En un mundo donde la tecnología avanza a pasos agigantados, hemos comenzado a verla no solo como una herramienta, sino como algo que podría responder a nuestras preguntas más profundas. La tecno-religión surge precisamente de esta necesidad humana de encontrar respuestas y sentido en lo que nos rodea. Silicon Valley, ese epicentro de innovación y escepticismo, ha sido testigo de cómo algunos visionarios comenzaron a ver en la tecnología un camino hacia la salvación, transformando a fundadores de startups en figuras mesiánicas y al biohacking en rituales modernos. Pero ¿qué pasa cuando esta fe tecnológica se encuentra con la religión tradicional? El panorama se vuelve fascinante y complejo.

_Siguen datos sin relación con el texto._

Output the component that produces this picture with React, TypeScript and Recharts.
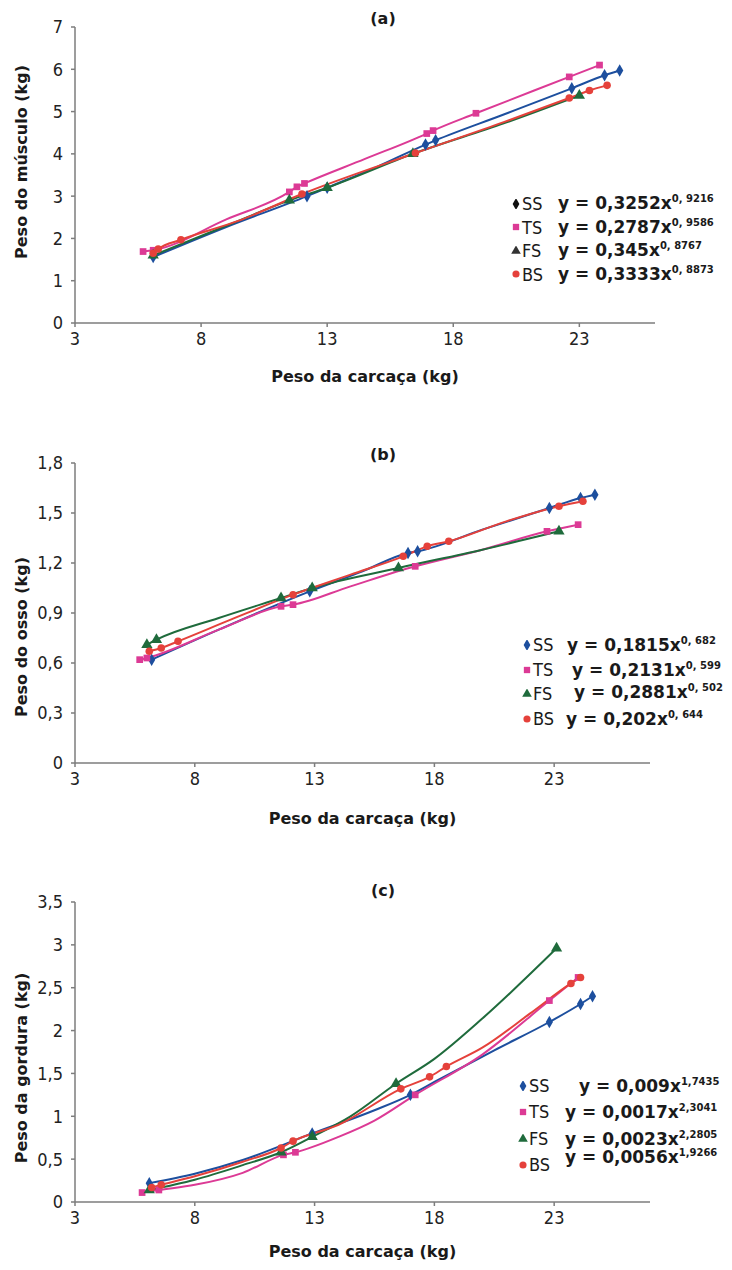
import React from "react";
import { LineChart, Line, XAxis, YAxis, Legend, Label, Symbols } from "recharts";

// [carcaça, peso, marcador?] — a third value of 0 means the point only shapes the line
type Pt = [number, number, number?];

const TICK_FONT = "'DejaVu Sans Condensed', 'DejaVu Sans', sans-serif";
const BOLD_FONT = "'DejaVu Sans', Verdana, sans-serif";

const SERIES_NAMES = ["SS", "TS", "FS", "BS"];
const SERIES_COLORS = ["#1d4f9e", "#dc3a95", "#1f6b3c", "#e5413b"];
const SERIES_SHAPES = ["diamond", "square", "triangle", "circle"] as const;

const X_TICKS = [3, 8, 13, 18, 23];

// (a) peso do músculo x peso da carcaça
const musculoSS: Pt[] = [[6.1, 1.56], [9, 2.27, 0], [12.2, 3.0], [13.0, 3.2], [15, 3.7, 0], [16.9, 4.22], [17.3, 4.32], [20, 4.93, 0], [22.7, 5.55], [24.0, 5.86], [24.6, 5.97]];
const musculoTS: Pt[] = [[5.7, 1.69], [6.1, 1.72], [9, 2.45, 0], [11.5, 3.1], [11.8, 3.22], [12.1, 3.3], [14.5, 3.88, 0], [16.95, 4.48], [17.2, 4.55], [18.9, 4.96], [22.6, 5.82], [23.8, 6.1]];
const musculoFS: Pt[] = [[6.1, 1.6], [9, 2.3, 0], [11.5, 2.9], [13.0, 3.2], [16.4, 4.0], [20, 4.72, 0], [23.0, 5.38]];
const musculoBS: Pt[] = [[6.1, 1.65], [6.3, 1.75], [7.2, 1.97], [9.5, 2.42, 0], [12.0, 3.05], [16.5, 4.02], [20, 4.75, 0], [22.6, 5.32], [23.4, 5.5], [24.1, 5.62]];
const musculoYTicks = [0, 1, 2, 3, 4, 5, 6, 7];
const musculoYLabels = ["0", "1", "2", "3", "4", "5", "6", "7"];
const musculoEq = ["y = 0,3252x", "y = 0,2787x", "y = 0,345x", "y = 0,3333x"];
const musculoExp = ["0, 9216", "0, 9586", "0, 8767", "0, 8873"];

// (b) peso do osso
const ossoSS: Pt[] = [[6.2, 0.62], [9, 0.8, 0], [12.8, 1.03], [15, 1.15, 0], [16.9, 1.26], [17.3, 1.27], [20, 1.4, 0], [22.8, 1.53], [24.1, 1.59], [24.7, 1.61]];
const ossoTS: Pt[] = [[5.7, 0.62], [6.0, 0.63], [9, 0.8, 0], [11.6, 0.94], [12.1, 0.95], [14.5, 1.06, 0], [17.2, 1.18], [20, 1.28, 0], [22.7, 1.39], [24.0, 1.43]];
const ossoFS: Pt[] = [[6.0, 0.71], [6.4, 0.74], [9, 0.87, 0], [11.6, 0.99], [12.9, 1.05], [16.5, 1.17], [20, 1.28, 0], [23.2, 1.39]];
const ossoBS: Pt[] = [[6.1, 0.67], [6.6, 0.69], [7.3, 0.73], [9.5, 0.86, 0], [12.1, 1.01], [14.5, 1.13, 0], [16.7, 1.24], [17.7, 1.3], [18.6, 1.33], [21, 1.45, 0], [23.2, 1.54], [24.2, 1.57]];
const ossoYTicks = [0, 0.3, 0.6, 0.9, 1.2, 1.5, 1.8];
const ossoYLabels = ["0", "0,3", "0,6", "0,9", "1,2", "1,5", "1,8"];
const ossoEq = ["y = 0,1815x", "y = 0,2131x", "y = 0,2881x", "y = 0,202x"];
const ossoExp = ["0, 682", "0, 599", "0, 502", "0, 644"];

// (c) peso da gordura
const gorduraSS: Pt[] = [[6.1, 0.22], [8, 0.33, 0], [10, 0.49, 0], [12.9, 0.8], [15.5, 1.07, 0], [17.0, 1.25], [18, 1.4, 0], [20.5, 1.77, 0], [22.8, 2.1], [24.1, 2.31], [24.6, 2.4]];
const gorduraTS: Pt[] = [[5.8, 0.11], [6.5, 0.14], [8, 0.2, 0], [10, 0.34, 0], [11.7, 0.55], [12.2, 0.58], [14, 0.76, 0], [15.5, 0.95, 0], [17.2, 1.25], [20, 1.72, 0], [22.8, 2.35], [24.0, 2.62]];
const gorduraFS: Pt[] = [[6.1, 0.14], [8, 0.26, 0], [10, 0.43, 0], [11.6, 0.58], [12.9, 0.76], [14.5, 1.0, 0], [16.4, 1.38], [18, 1.67, 0], [20, 2.14, 0], [23.1, 2.96]];
const gorduraBS: Pt[] = [[6.2, 0.17], [6.6, 0.2], [8, 0.3, 0], [10, 0.47, 0], [11.6, 0.63], [12.1, 0.71], [14, 0.9, 0], [16.6, 1.32], [17.8, 1.46], [18.5, 1.58], [20, 1.8, 0], [22, 2.2, 0], [23.7, 2.55], [24.1, 2.62]];
const gorduraYTicks = [0, 0.5, 1, 1.5, 2, 2.5, 3, 3.5];
const gorduraYLabels = ["0", "0,5", "1", "1,5", "2", "2,5", "3", "3,5"];
const gorduraEq = ["y = 0,009x", "y = 0,0017x", "y = 0,0023x", "y = 0,0056x"];
const gorduraExp = ["1,7435", "2,3041", "2,2805", "1,9266"];

type Panel = {
  letter: string;
  yTitle: string;
  top: number;
  height: number;
  margin: { top: number; right: number; bottom: number; left: number };
  xMax: number;
  yTicks: number[];
  yLabels: string[];
  series: Pt[][];
  eqs: string[];
  exps: string[];
  legendMarkers: string[];
  legendLeft: number;
  legendTop: number;
  rowH: number;
  eqLeft: number[];
  eqRaise: number[];
  titleY: number;
  xTitleOffset: number;
  yTitleY: number;
};

const panels: Panel[] = [
  {
    letter: "(a)",
    yTitle: "Peso do músculo (kg)",
    top: 0,
    height: 400,
    margin: { top: 27, right: 77, bottom: 47, left: 0 },
    xMax: 26,
    yTicks: musculoYTicks,
    yLabels: musculoYLabels,
    series: [musculoSS, musculoTS, musculoFS, musculoBS],
    eqs: musculoEq,
    exps: musculoExp,
    legendMarkers: ["#111", SERIES_COLORS[1], "#333", SERIES_COLORS[3]],
    legendLeft: 511,
    legendTop: 192,
    rowH: 23.5,
    eqLeft: [47, 47, 47, 47],
    eqRaise: [0, 0, 0, 0],
    titleY: 18,
    xTitleOffset: 18,
    yTitleY: 162,
  },
  {
    letter: "(b)",
    yTitle: "Peso do osso (kg)",
    top: 420,
    height: 420,
    margin: { top: 43, right: 82, bottom: 47, left: 0 },
    xMax: 27,
    yTicks: ossoYTicks,
    yLabels: ossoYLabels,
    series: [ossoSS, ossoTS, ossoFS, ossoBS],
    eqs: ossoEq,
    exps: ossoExp,
    legendMarkers: SERIES_COLORS,
    legendLeft: 522,
    legendTop: 213,
    rowH: 24.5,
    eqLeft: [45, 50, 52, 44],
    eqRaise: [0, 0, 2, 0],
    titleY: 34,
    xTitleOffset: 20,
    yTitleY: 217,
  },
  {
    letter: "(c)",
    yTitle: "Peso da gordura (kg)",
    top: 850,
    height: 420,
    margin: { top: 52, right: 82, bottom: 38, left: 0 },
    xMax: 27,
    yTicks: gorduraYTicks,
    yLabels: gorduraYLabels,
    series: [gorduraSS, gorduraTS, gorduraFS, gorduraBS],
    eqs: gorduraEq,
    exps: gorduraExp,
    legendMarkers: SERIES_COLORS,
    legendLeft: 518,
    legendTop: 223,
    rowH: 26.3,
    eqLeft: [61, 47, 47, 47],
    eqRaise: [0, 0, 0, 8],
    titleY: 40,
    xTitleOffset: 14,
    yTitleY: 218,
  },
];

const toRows = (pts: Pt[]) => pts.map(([x, y, m]) => ({ x, y, marker: m !== 0 }));

const makeDot = (shape: (typeof SERIES_SHAPES)[number], color: string) => (props: any) => {
  const { cx, cy, index, payload } = props;
  if (cx == null || cy == null || !payload?.marker) return <g key={index} />;
  return <Symbols key={index} cx={cx} cy={cy} type={shape} size={shape === "triangle" ? 55 : 45} fill={color} stroke="none" />;
};

function PanelLegend({ p }: { p: Panel }) {
  return (
    <div style={{ position: "relative", width: 210, color: "#1a1a1a" }}>
      {SERIES_NAMES.map((name, i) => (
        <div key={name} style={{ position: "relative", height: p.rowH }}>
          <svg width={10} height={10} style={{ position: "absolute", left: 0, top: p.rowH / 2 - 5 }}>
            <Symbols cx={5} cy={5} type={SERIES_SHAPES[i]} size={40} fill={p.legendMarkers[i]} />
          </svg>
          <span
            style={{
              position: "absolute",
              left: 11,
              top: 0,
              lineHeight: `${p.rowH}px`,
              fontFamily: TICK_FONT,
              fontSize: 18,
            }}
          >
            {name}
          </span>
          <span
            style={{
              position: "absolute",
              left: p.eqLeft[i],
              top: -p.eqRaise[i],
              lineHeight: `${p.rowH}px`,
              whiteSpace: "nowrap",
              fontFamily: BOLD_FONT,
              fontWeight: 700,
              fontSize: 17,
            }}
          >
            {p.eqs[i]}
            <sup style={{ fontSize: 10, verticalAlign: "7px", lineHeight: 0 }}>{p.exps[i]}</sup>
          </span>
        </div>
      ))}
    </div>
  );
}

function PanelChart({ p }: { p: Panel }) {
  return (
    <div style={{ position: "absolute", left: 0, top: p.top, width: 732, height: p.height }}>
      <LineChart width={732} height={p.height} margin={p.margin}>
        <XAxis
          type="number"
          dataKey="x"
          domain={[3, p.xMax]}
          ticks={X_TICKS}
          allowDuplicatedCategory={false}
          height={30}
          stroke="#7d7d7d"
          strokeWidth={1.5}
          tickSize={4}
          tickMargin={5}
          tick={{ fill: "#222", fontSize: 18, fontFamily: TICK_FONT }}
        >
          <Label
            value="Peso da carcaça (kg)"
            position="bottom"
            offset={p.xTitleOffset}
            style={{ fill: "#1a1a1a", fontSize: 16, fontWeight: 700, fontFamily: BOLD_FONT }}
          />
        </XAxis>
        <YAxis
          type="number"
          dataKey="y"
          domain={[0, p.yTicks[p.yTicks.length - 1]]}
          ticks={p.yTicks}
          tickFormatter={(v: number) => p.yLabels[p.yTicks.indexOf(v)] ?? String(v)}
          width={75}
          stroke="#7d7d7d"
          strokeWidth={1.5}
          tickSize={4}
          tickMargin={8}
          tick={{ fill: "#222", fontSize: 18, fontFamily: TICK_FONT }}
        >
          <Label
            content={() => (
              <text
                x={21}
                y={p.yTitleY}
                transform={`rotate(-90 21 ${p.yTitleY})`}
                textAnchor="middle"
                dominantBaseline="central"
                style={{ fill: "#1a1a1a", fontSize: 16, fontWeight: 700, fontFamily: BOLD_FONT }}
              >
                {p.yTitle}
              </text>
            )}
          />
        </YAxis>
        {p.series.map((pts, i) => (
          <Line
            key={SERIES_NAMES[i]}
            name={SERIES_NAMES[i]}
            data={toRows(pts)}
            dataKey="y"
            type="monotone"
            stroke={SERIES_COLORS[i]}
            strokeWidth={2}
            dot={makeDot(SERIES_SHAPES[i], SERIES_COLORS[i])}
            activeDot={false}
            isAnimationActive={false}
          />
        ))}
        <Legend
          layout="horizontal"
          verticalAlign="middle"
          align="center"
          content={() => <PanelLegend p={p} />}
          wrapperStyle={{ left: p.legendLeft, top: p.legendTop, width: 210 }}
        />
      </LineChart>
      <div
        style={{
          position: "absolute",
          left: 383,
          top: p.titleY,
          transform: "translate(-50%, -50%)",
          fontFamily: BOLD_FONT,
          fontWeight: 700,
          fontSize: 16,
          color: "#1a1a1a",
        }}
      >
        {p.letter}
      </div>
    </div>
  );
}

export default function App() {
  return (
    <div style={{ position: "relative", width: 732, height: 1270, background: "#fff", overflow: "hidden" }}>
      <style>{`body { margin: 0; }`}</style>
      {panels.map((p) => (
        <PanelChart key={p.letter} p={p} />
      ))}
    </div>
  );
}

En los últimos años, hemos presenciado un cambio significativo: tecnólogos prominentes han comenzado a abrazar abiertamente la religión convencional. Figuras como Peter Thiel han inspirado movimientos como ACTS 17 Collective, buscando difundir el evangelio en el corazón de la tecnología. Emprendedores que antes ocultaban su fe ahora la expresan sin reservas, mientras líderes como Elon Musk y Jason Calacanis comparten pasajes bíblicos en redes sociales. Este retorno a lo espiritual contrasta con propuestas como la Iglesia de la IA fundada por Anthony Levandowski, que propone venerar a la inteligencia artificial como una deidad. Incluso el Vaticano ha entrado en la conversación, advirtiendo sobre los peligros de una IA todopoderosa y organizando debates sobre sus implicaciones éticas y sociales.
La realidad es que la IA generativa, por más impresionante que sea, sigue siendo profundamente humana. Se alimenta de nuestros datos, refleja nuestras contradicciones y comete errores tanto catastróficos como hilarantes. Oscila entre la genialidad y el sinsentido, entre la ternura y la frialdad, demostrando que su esencia no es divina sino terrenal. Su mera existencia puede parecer milagrosa, pero lo mismo podría decirse de la existencia humana. La IA no es omnisciente ni infalible; es un reflejo de quienes la creamos, con todas nuestras virtudes y defectos. Quizás el verdadero milagro no esté en la tecnología misma, sino en nuestra capacidad para cuestionar, crear y, sobre todo, mantener nuestra humanidad frente a lo que diseñamos.